La programmation d'un festival de jazz en France de nos jours est à l'image de la société et des nouvelles lectures des artistes. La version 2023 de "Jazz à La Villette" (Paris - du 30 août au 10 septembre) n'échappe pas à cette règle de la diversité musicale. Si l'on excepte les musiques du monde et celles qui, dites "cousines", envahissent depuis plus de trois décennies les festivals de jazz sous prétexte de remplir les jauges et d'attirer du public, le jazz a encore toute sa place.
Jazz intergénérationnel
A 78 ans, Henri Texier est largement le doyen de la programmation (5 sept. - Cité de la Musique). Sur les épaules du vénérable contrebassiste/compositeur, qui se présentera à la tête de son "Indian Septet" (comprenant notamment son fils, Sébastien, saxophone), reposent près de six décennies du jazz français, européen et surtout librement improvisé.
A l'opposé de cette légende du jazz hexagonal, deux figures de la nouvelle génération du jazz "made in USA" : Lakecia Benjamin et Theo Crocker (3 septembre - Cité de la Musique)
La première, altiste/compositrice, après avoir rendu un hommage très appuyé à la musique mystique du couple John & Alice Coltrane, a commis un album, "Phoenix", militant féministe et engagé, avec comme invitées Angela Davis, égérie des Black Panthers, et la chanteuse Dianne Reeves.
Le second, à la trompette, s'il est le petit-fils du trompettiste classique Doc Cheatham, a cependant été élevé au biberon du jazz fusion, du hip-hop, du blues, du R&B, voire du rock et de la pop. Autant d'influences qui transpirent dans sa musique, parfaitement dans l'air/ère du temps/tempo.
Pêle-mêle d'autres têtes d'affiche
Multi récompensée (Grammy Awards & Académie du Jazz), la vocaliste Samara Joy (Grande Halle - 10 sept.) est incontestablement la nouvelle sensation vocale. A 23 ans, la jeune femme, originaire du Bronx à New York, s'est déjà hissée au niveau des plus grandes grâce à une voix et un style imprégnés par la tradition de glorieuses aînées, voire de contemporaines.
Figure emblématique de la scène jazz de Manchester et britannique, GoGo Penguin - Chris Illingworth (piano), Nick Blacka (contrebasse) (Grande Halle - 9 sept) - est de retour, après avoir connu quelques vicissitudes, sous l'impulsion d'un nouveau batteur, Jon Scott. Ce changement de rythmicien n'a en rien affecté leur style aux motifs répétitifs et aux mélodies parfois éthérées.

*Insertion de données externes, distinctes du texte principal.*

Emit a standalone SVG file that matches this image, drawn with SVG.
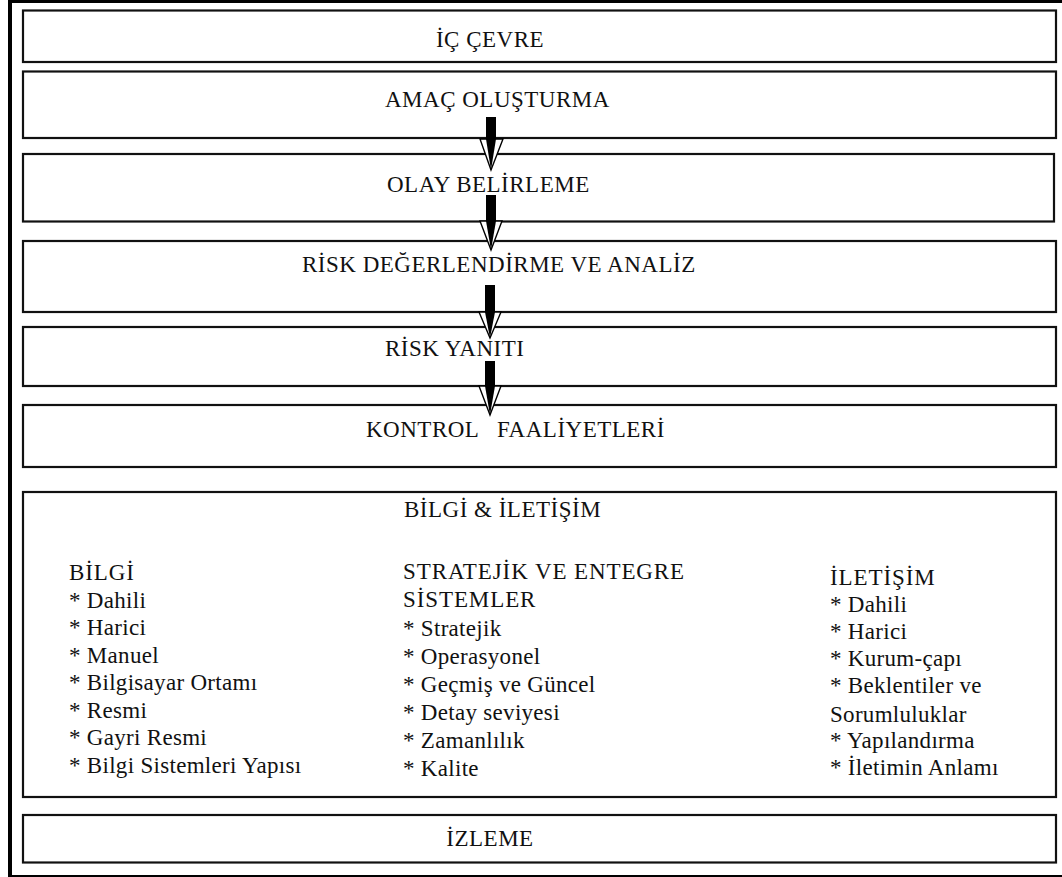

Sixun (Grande Halle - 8 sept) qui fut et reste le seul, unique et authentique groupe français ayant Weather Report pour référence, a créé son ADN dans le jazz-rock et jazz fusion. Près de 40 ans après son apparition, les membres fondateurs ont décidé de remettre aux goûts du jour cette forme de jazz électrique et binaire qui a fait leur réputation.